Una lettura concettualmente molto densa e problematica è quella di Abati. Il suo sguardo critico mi offre preziosi elementi e spunti di riflessione. Uno dei nodi critici iniziali mi trova consenziente: l’urgenza del rivolgere l’attenzione alle spoliazioni attuali e pregresse a opera del” mondo che conta” (di cui, oggettivamente, anche l’autore fa parte) ai danni della restante umanità, ” tanto che anche nella nostra lingua hanno preso da tempo parola altri sguardi e linfe e colori che hanno finalmente attraversato i confini dell’orto letterario fecondandolo di nuovi semi, per chi vuol vedere”. E, di conseguenza, in questa messa in gioco, che è anche sollecitazione d’attenzione, c’è, come dice Abati, l’alto rischio, da parte dell’autore, di portare, lo dico in soldoni per come l’ho capito, all’interno di questa rappresentazione letteraria la visione del mondo, frantumata e ambigua quanto si vuole (non a caso siamo nella post-modernità), del “gringo”, ossia d’un appartemente al mondo di sopra, per così dire, che non a caso alla fine ne esce eticamente un po’ ammaccato ma salvo, pronto a portare altrove le sue verità e le sue menzogne.

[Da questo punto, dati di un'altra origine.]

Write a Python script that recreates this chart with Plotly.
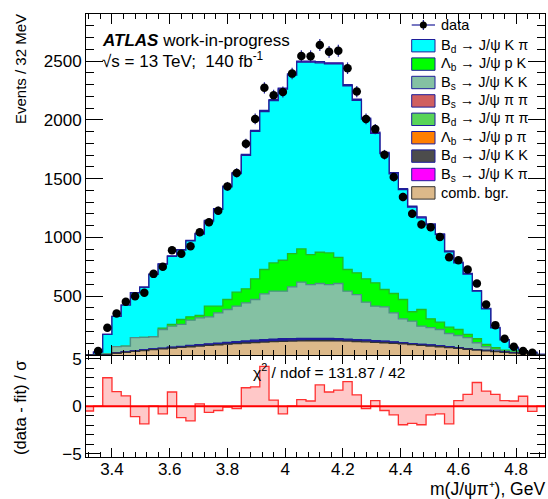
import numpy as np
import plotly.graph_objects as go

# ---- binning: 32 MeV bins ----
BIN_LO = 3.304
BIN_W = 0.032
N_BINS = 50

# ---- data (events per bin) ----
data_counts = [0, 33, 232, 353, 452, 500, 529, 690, 750, 891,
               862, 924, 1043, 1128, 1227, 1434, 1548, 1796, 2008, 2272,
               2209, 2237, 2393, 2542, 2540, 2637, 2578, 2588, 2439, 2240,
               2008, 1921, 1703, 1514, 1344, 1202, 1109, 1086, 1004, 831,
               806, 727, 608, 430, 254, 138, 70, 33, 20, 0]

# ---- fit components (events per bin), stacked bottom -> top ----
comb_bgr = [0, 0, 0, 15, 22, 30, 38, 45, 52, 58,
            64, 70, 76, 82, 87, 92, 97, 102, 106, 110,
            113, 116, 118, 120, 121, 121, 121, 120, 118, 115,
            112, 108, 104, 99, 94, 88, 82, 76, 70, 63,
            56, 49, 42, 35, 28, 22, 16, 11, 6, 0]
bd_kk = [0, 0, 0, 1, 1, 1, 2, 2, 2, 3, 3, 3, 4, 4, 4, 5, 5, 5, 6, 6,
         6, 6, 7, 7, 7, 7, 7, 7, 6, 6, 6, 6, 5, 5, 5, 4, 4, 4, 3, 3,
         3, 2, 2, 2, 1, 1, 1, 0, 0, 0]
lb_ppi = [0, 0, 0, 0, 1, 1, 1, 1, 1, 1, 2, 2, 2, 2, 2, 2, 3, 3, 3, 3,
          3, 4, 4, 4, 4, 4, 4, 4, 3, 3, 3, 3, 3, 3, 2, 2, 2, 2, 2, 2,
          1, 1, 1, 1, 1, 1, 0, 0, 0, 0]
bd_pipi = [0, 0, 0, 1, 1, 1, 1, 2, 2, 2, 2, 3, 3, 3, 3, 4, 4, 4, 5, 5,
           5, 5, 5, 5, 5, 5, 5, 4, 4, 4, 4, 3, 3, 3, 3, 2, 2, 2, 2, 2,
           1, 1, 1, 1, 1, 0, 0, 0, 0, 0]
bs_pipi = [0, 0, 0, 1, 1, 1, 1, 2, 2, 2, 3, 3, 3, 4, 4, 5, 5, 6, 6, 7,
           7, 7, 6, 6, 5, 5, 4, 4, 3, 3, 3, 2, 2, 2, 2, 1, 1, 1, 1, 1,
           1, 0, 0, 0, 0, 0, 0, 0, 0, 0]
bs_kk = [0, 0, 10, 53, 49, 113, 107, 103, 158, 179,
         186, 215, 228, 230, 259, 279, 301, 324, 346, 389,
         409, 405, 440, 477, 457, 466, 458, 469, 409, 383,
         321, 293, 293, 247, 202, 191, 154, 147, 139, 112,
         104, 94, 58, 31, 17, 9, 8, 7, 4, 3]
lb_pk = [0, 0, 0, 0, 0, 0, 0, 0, 11, 15,
         42, 29, 20, 90, 56, 85, 119, 119, 176, 207,
         240, 263, 282, 283, 255, 266, 269, 223, 184, 185,
         199, 199, 147, 164, 164, 80, 142, 76, 62, 54,
         51, 28, 34, 20, 14, 9, 8, 4, 2, 1]
bd_kpi = [3, 25, 165, 257, 349, 381, 426, 530, 544, 578,
          591, 645, 693, 724, 824, 957, 1009, 1134, 1254, 1344,
          1380, 1455, 1518, 1588, 1636, 1611, 1607, 1644, 1563, 1466,
          1358, 1272, 1156, 1018, 935, 889, 780, 799, 744, 641,
          567, 512, 405, 303, 169, 87, 31, 4, 10, 1]
bs_kpi = [0, 0, 0, 1, 1, 2, 2, 3, 3, 4, 4, 5, 5, 6, 6, 7, 7, 8, 8, 9,
          9, 9, 10, 10, 10, 10, 10, 10, 10, 10, 9, 9, 9, 9, 8, 8, 8, 8, 7, 7,
          6, 6, 5, 4, 3, 2, 1, 1, 0, 0]

# ---- (data - fit) / sigma per bin ----
pulls = [-0.5, 0.0, 3.0, 1.55, 1.1, -1.1, -1.85, 0.0, -0.8, 1.5,
         -1.2, -1.55, 0.25, -0.65, -0.45, -0.1, -0.25, 1.95, 2.05, 4.2,
         0.65, -0.8, 0.0, 0.7, 0.55, 2.25, 1.5, 1.7, 2.6, 1.2,
         -0.25, 0.6, -0.45, -0.9, -1.95, -1.8, -1.95, -0.9, -0.8, -1.85,
         0.6, 1.25, 2.5, 1.6, 1.25, 0.6, 0.55, 1.05, -0.55, 0.0]

X_RANGE = [3.31, 4.90]
Y_RANGE = [0, 2900]
PULL_RANGE = [-5.35, 5.4]

FONT = "Liberation Sans, Arial, Helvetica, sans-serif"
NAVY = "#1e1e9a"

# (label, values, fill colour, outline colour) from bottom to top of the stack
stack = [
    ("comb. bgr.", comb_bgr, "#dcb98a", "#333333"),
    ("B<sub>d</sub> → J/ψ K K", bd_kk, "#4c4c4c", NAVY),
    ("Λ<sub>b</sub> → J/ψ p π", lb_ppi, "#ff7f00", NAVY),
    ("B<sub>d</sub> → J/ψ π π", bd_pipi, "#58d458", NAVY),
    ("B<sub>s</sub> → J/ψ π π", bs_pipi, "#d05f5f", NAVY),
    ("B<sub>s</sub> → J/ψ K K", bs_kk, "#84c1a3", "#4f8f86"),
    ("Λ<sub>b</sub> → J/ψ p K", lb_pk, "#00ff00", "#22bb22"),
    ("B<sub>d</sub> → J/ψ K π", bd_kpi, "#00ffff", NAVY),
    ("B<sub>s</sub> → J/ψ K π", bs_kpi, "#ff00ff", NAVY),
]
legend_order = [
    "B<sub>d</sub> → J/ψ K π", "Λ<sub>b</sub> → J/ψ p K", "B<sub>s</sub> → J/ψ K K",
    "B<sub>s</sub> → J/ψ π π", "B<sub>d</sub> → J/ψ π π", "Λ<sub>b</sub> → J/ψ p π",
    "B<sub>d</sub> → J/ψ K K", "B<sub>s</sub> → J/ψ K π", "comb. bgr.",
]

edges = BIN_LO + BIN_W * np.arange(N_BINS + 1)
centers = 0.5 * (edges[:-1] + edges[1:])

fig = go.Figure()

# cumulative levels, drawn from the top of the stack downwards
levels = []
cum = np.zeros(N_BINS)
for label, vals, fc, lc in stack:
    cum = cum + np.asarray(vals, dtype=float)
    levels.append((cum.copy(), fc, lc))

for lev, fc, lc in reversed(levels):
    fig.add_trace(go.Scatter(
        x=edges, y=np.append(lev, lev[-1]), mode="lines",
        line=dict(shape="hv", color=lc, width=1.3),
        fill="tozeroy", fillcolor=fc,
        xaxis="x2", yaxis="y2", hoverinfo="skip", showlegend=False))

# data points with Poisson errors
d = np.asarray(data_counts, dtype=float)
mask = d > 0
fig.add_trace(go.Scatter(
    x=centers[mask], y=d[mask], mode="markers",
    marker=dict(color="black", size=8.5),
    error_y=dict(type="data", array=np.sqrt(d[mask]), color=NAVY,
                 thickness=1.2, width=0),
    xaxis="x2", yaxis="y2", showlegend=False))

# pull histogram
p = np.asarray(pulls, dtype=float)
fig.add_trace(go.Scatter(
    x=edges, y=np.append(p, p[-1]), mode="lines",
    line=dict(shape="hv", color="#ff3030", width=1.3),
    fill="tozeroy", fillcolor="rgba(255,190,190,0.85)",
    xaxis="x", yaxis="y", hoverinfo="skip", showlegend=False))
fig.add_shape(type="line", xref="x domain", yref="y", x0=0, x1=1, y0=0, y1=0,
              line=dict(color="#ff0000", width=2))

# ---- geometry helpers (pixels -> paper) ----
W, H = 548, 499
ML, MR, MT, MB = 86, 3, 14, 42
PW, PH = W - ML - MR, H - MT - MB
split = (457 - 355) / PH


def fx(px):
    return (px - ML) / PW


def fy(py):
    return (H - MB - py) / PH


axis_common = dict(showline=True, linecolor="black", linewidth=1, mirror="allticks",
                   ticks="inside", showgrid=False, zeroline=False,
                   tickfont=dict(family=FONT, size=17, color="black"),
                   tickcolor="black")

fig.update_layout(
    width=W, height=H, margin=dict(l=ML, r=MR, t=MT, b=MB),
    paper_bgcolor="white", plot_bgcolor="white",
    font=dict(family=FONT, color="black"),
    showlegend=False,
    xaxis=dict(domain=[0, 1], anchor="y", range=X_RANGE, tick0=3.4, dtick=0.2,
               ticklen=9, ticklabelstandoff=-3,
               minor=dict(ticks="inside", dtick=0.04, tick0=3.4, ticklen=5,
                          tickcolor="black"),
               **axis_common),
    xaxis2=dict(domain=[0, 1], anchor="y2", range=X_RANGE, tick0=3.4, dtick=0.2,
                matches="x", showticklabels=False,
                ticklen=10, minor=dict(ticks="inside", dtick=0.04, tick0=3.4, ticklen=5,
                                       tickcolor="black"),
                **axis_common),
    yaxis=dict(domain=[0, split], anchor="x", range=PULL_RANGE,
               tickmode="array", tickvals=[-5, 0, 5], ticktext=["−5", "0", "5"],
               ticklen=15, minor=dict(ticks="inside", tickmode="linear", tick0=0, dtick=1,
                                      ticklen=8, tickcolor="black"),
               **axis_common),
    yaxis2=dict(domain=[split, 1], anchor="x2", range=Y_RANGE,
                tickmode="array", tickvals=[0, 500, 1000, 1500, 2000, 2500],
                ticktext=["", "500", "1000", "1500", "2000", "2500"],
                ticklen=17, minor=dict(ticks="inside", tickmode="linear", tick0=0, dtick=100,
                                       ticklen=8, tickcolor="black"),
                **axis_common),
)

ann = []
# axis titles
ann.append(dict(text="Events / 32 MeV", x=fx(20), y=fy(12), xref="paper", yref="paper",
                textangle=-90, xanchor="center", yanchor="top", showarrow=False,
                font=dict(size=15)))
ann.append(dict(text="(data - fit) / σ", x=fx(20), y=fy(408), xref="paper", yref="paper",
                textangle=-90, xanchor="center", yanchor="middle", showarrow=False,
                font=dict(size=16.5)))
ann.append(dict(text="m(J/ψπ⁺), GeV", x=fx(546), y=fy(489.5), xref="paper",
                yref="paper", xanchor="right", yanchor="middle", showarrow=False,
                borderpad=0, font=dict(size=17.5)))
# labels
ann.append(dict(text="<b><i>ATLAS</i></b> work-in-progress", x=fx(100), y=fy(40),
                xref="paper", yref="paper", xanchor="left", yanchor="middle",
                showarrow=False, font=dict(size=17)))
ann.append(dict(text="√s = 13 TeV;  140 fb<sup>-1</sup>", x=fx(100), y=fy(60),
                xref="paper", yref="paper", xanchor="left", yanchor="middle",
                showarrow=False, font=dict(size=17)))
ann.append(dict(text="χ<sup>2</sup> / ndof = 131.87 / 42", x=fx(329), y=fy(371),
                xref="paper", yref="paper", xanchor="center", yanchor="middle",
                showarrow=False, font=dict(size=15.5)))

# legend (drawn by hand in the upper right corner)
shapes = []
BX0, BX1, TX = 411.7, 435.0, 439.3
row0, drow = 25.0, 18.4
ann.append(dict(text="data", x=fx(TX), y=fy(row0), xref="paper", yref="paper",
                xanchor="left", yanchor="middle", showarrow=False, font=dict(size=14.5)))
shapes.append(dict(type="line", xref="paper", yref="paper", x0=fx(BX0), x1=fx(BX1),
                   y0=fy(row0), y1=fy(row0), line=dict(color=NAVY, width=1.2)))
xc = 0.5 * (BX0 + BX1)
shapes.append(dict(type="line", xref="paper", yref="paper", x0=fx(xc), x1=fx(xc),
                   y0=fy(row0 - 5), y1=fy(row0 + 5), line=dict(color=NAVY, width=1.2)))
shapes.append(dict(type="circle", xref="paper", yref="paper", x0=fx(xc - 3.5), x1=fx(xc + 3.5),
                   y0=fy(row0 - 3.5), y1=fy(row0 + 3.5), fillcolor="black",
                   line=dict(color="black", width=0)))
style = {lab: (fc, lc) for lab, _, fc, lc in stack}
for i, lab in enumerate(legend_order):
    yc = row0 + drow * (i + 1) + 2.3
    fc, _ = style[lab]
    border = "#333333" if lab == "comb. bgr." else NAVY
    shapes.append(dict(type="rect", xref="paper", yref="paper", x0=fx(BX0), x1=fx(BX1),
                       y0=fy(yc - 6.2), y1=fy(yc + 6.2), fillcolor=fc,
                       line=dict(color=border, width=1)))
    ann.append(dict(text=lab, x=fx(TX), y=fy(yc), xref="paper", yref="paper",
                    xanchor="left", yanchor="middle", showarrow=False,
                    font=dict(size=14.5)))

fig.update_layout(annotations=ann, shapes=fig.layout.shapes + tuple(shapes))

fig.write_html("out.html")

Sì, ritengo sia questa una delle possibili direttrici ermeneutiche che il romanzo invita a percorrere. Questo, almeno, per la parte interpretativa che spetta all’autore. Mentre, come prima dicevo, elementi preziosi di riflessione, perché provenienti da uno sguardo altro, ossia da un’attenzione altra (quella del critico), mi offre l’individuazione di “due contromosse, ove potremmo leggervi quella che in psicoanalisi si chiama resistenza: una linguistico-retorica, l’altra narratologica” effettuate dall’autore per “aprire uno iato tra lettore e punto di vista narrante”. Per cui, in quanto consapevole d’una visione parziale della mia stessa opera (e col Novecento alle spalle non sono certo originale dicendo ciò), accolgo come ricco di implicazioni per me nuove nella loro organicità (le quali includono anche il “sessismo” del gringo in questo ambito) questo “nodo” prospettico di cui, tra l’altro, il dodicesimo capitolo del romanzo fornisce testimonianza, anche se una certa contraddizione tra mimesisi narrativa e spinta antimimetica la percepivo all’opera durante la composizione.